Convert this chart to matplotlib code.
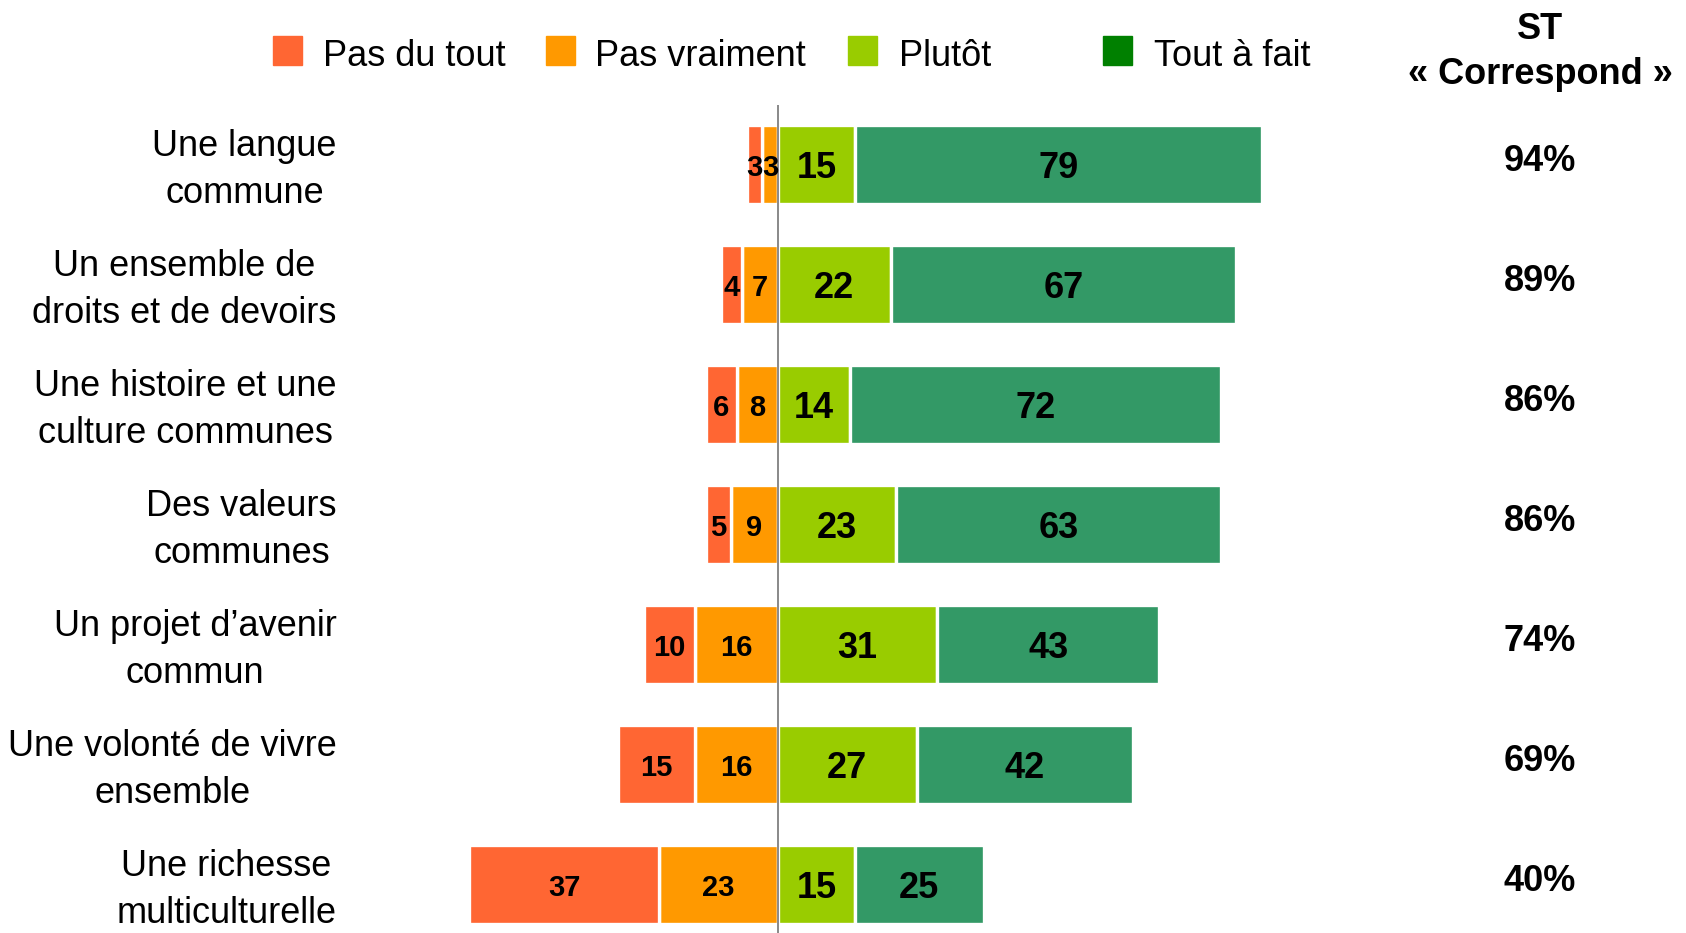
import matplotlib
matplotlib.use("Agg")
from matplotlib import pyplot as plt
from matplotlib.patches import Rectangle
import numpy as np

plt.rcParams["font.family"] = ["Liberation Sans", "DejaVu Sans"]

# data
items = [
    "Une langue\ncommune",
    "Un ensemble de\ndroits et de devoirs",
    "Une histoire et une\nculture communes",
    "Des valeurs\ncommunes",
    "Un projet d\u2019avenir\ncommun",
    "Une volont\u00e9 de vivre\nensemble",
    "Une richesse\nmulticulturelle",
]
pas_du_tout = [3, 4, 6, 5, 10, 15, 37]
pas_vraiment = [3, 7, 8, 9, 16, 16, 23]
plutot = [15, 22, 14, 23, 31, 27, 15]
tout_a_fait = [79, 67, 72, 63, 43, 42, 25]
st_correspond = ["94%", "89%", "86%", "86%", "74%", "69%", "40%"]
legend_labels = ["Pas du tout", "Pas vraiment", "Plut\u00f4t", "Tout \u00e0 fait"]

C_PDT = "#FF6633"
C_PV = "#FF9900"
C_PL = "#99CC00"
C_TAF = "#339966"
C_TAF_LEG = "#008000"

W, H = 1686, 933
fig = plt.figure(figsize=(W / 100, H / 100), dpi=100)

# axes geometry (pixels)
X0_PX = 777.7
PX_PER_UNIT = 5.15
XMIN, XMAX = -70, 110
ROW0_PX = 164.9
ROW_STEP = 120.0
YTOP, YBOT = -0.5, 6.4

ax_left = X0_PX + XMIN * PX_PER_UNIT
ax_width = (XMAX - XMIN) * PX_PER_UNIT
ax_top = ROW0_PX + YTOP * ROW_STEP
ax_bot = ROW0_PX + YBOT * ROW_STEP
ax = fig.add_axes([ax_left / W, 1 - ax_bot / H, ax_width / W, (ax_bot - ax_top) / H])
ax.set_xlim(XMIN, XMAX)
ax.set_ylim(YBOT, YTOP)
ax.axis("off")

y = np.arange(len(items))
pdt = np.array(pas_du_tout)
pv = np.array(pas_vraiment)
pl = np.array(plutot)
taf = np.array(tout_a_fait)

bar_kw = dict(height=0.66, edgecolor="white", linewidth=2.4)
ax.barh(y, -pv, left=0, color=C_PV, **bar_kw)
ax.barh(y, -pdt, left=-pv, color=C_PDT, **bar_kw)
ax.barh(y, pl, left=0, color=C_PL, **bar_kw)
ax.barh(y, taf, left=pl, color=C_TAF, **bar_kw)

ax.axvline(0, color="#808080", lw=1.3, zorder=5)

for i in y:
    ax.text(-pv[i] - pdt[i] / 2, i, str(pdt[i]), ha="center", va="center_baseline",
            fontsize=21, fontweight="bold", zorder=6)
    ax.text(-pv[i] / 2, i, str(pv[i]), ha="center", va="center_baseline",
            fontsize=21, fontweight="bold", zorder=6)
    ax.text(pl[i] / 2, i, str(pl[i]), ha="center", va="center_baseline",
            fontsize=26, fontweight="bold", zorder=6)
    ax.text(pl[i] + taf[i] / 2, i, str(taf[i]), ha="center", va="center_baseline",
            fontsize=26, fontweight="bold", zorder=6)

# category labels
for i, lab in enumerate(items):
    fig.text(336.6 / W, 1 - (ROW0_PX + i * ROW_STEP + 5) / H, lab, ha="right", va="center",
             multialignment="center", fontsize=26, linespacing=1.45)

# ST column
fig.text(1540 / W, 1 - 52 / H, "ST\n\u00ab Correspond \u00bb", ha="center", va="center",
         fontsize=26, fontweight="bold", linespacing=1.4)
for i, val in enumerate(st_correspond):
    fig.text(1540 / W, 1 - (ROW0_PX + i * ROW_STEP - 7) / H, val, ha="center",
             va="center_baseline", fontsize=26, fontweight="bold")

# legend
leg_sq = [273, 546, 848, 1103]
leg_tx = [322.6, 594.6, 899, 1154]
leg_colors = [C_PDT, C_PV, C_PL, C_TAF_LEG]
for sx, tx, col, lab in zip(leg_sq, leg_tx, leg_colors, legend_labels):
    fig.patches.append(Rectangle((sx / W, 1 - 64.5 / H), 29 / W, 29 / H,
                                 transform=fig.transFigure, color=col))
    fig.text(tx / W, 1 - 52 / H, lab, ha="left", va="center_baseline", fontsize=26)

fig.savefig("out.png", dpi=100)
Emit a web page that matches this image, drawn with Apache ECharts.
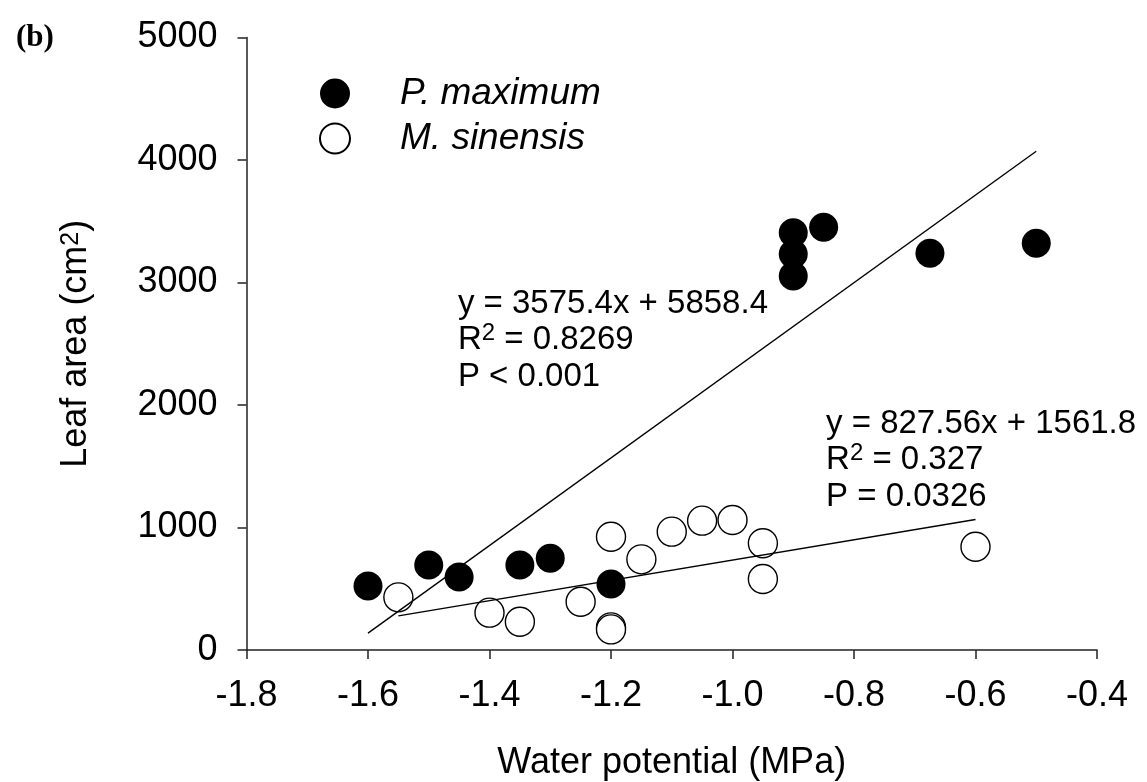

### [WHAT IS REQUIRED]
Copy all lines from the material that hold "this".

### [FULL OUTPUT]
Convert this chart to matplotlib code.
Emit a web page that matches this image, drawn with Apache ECharts.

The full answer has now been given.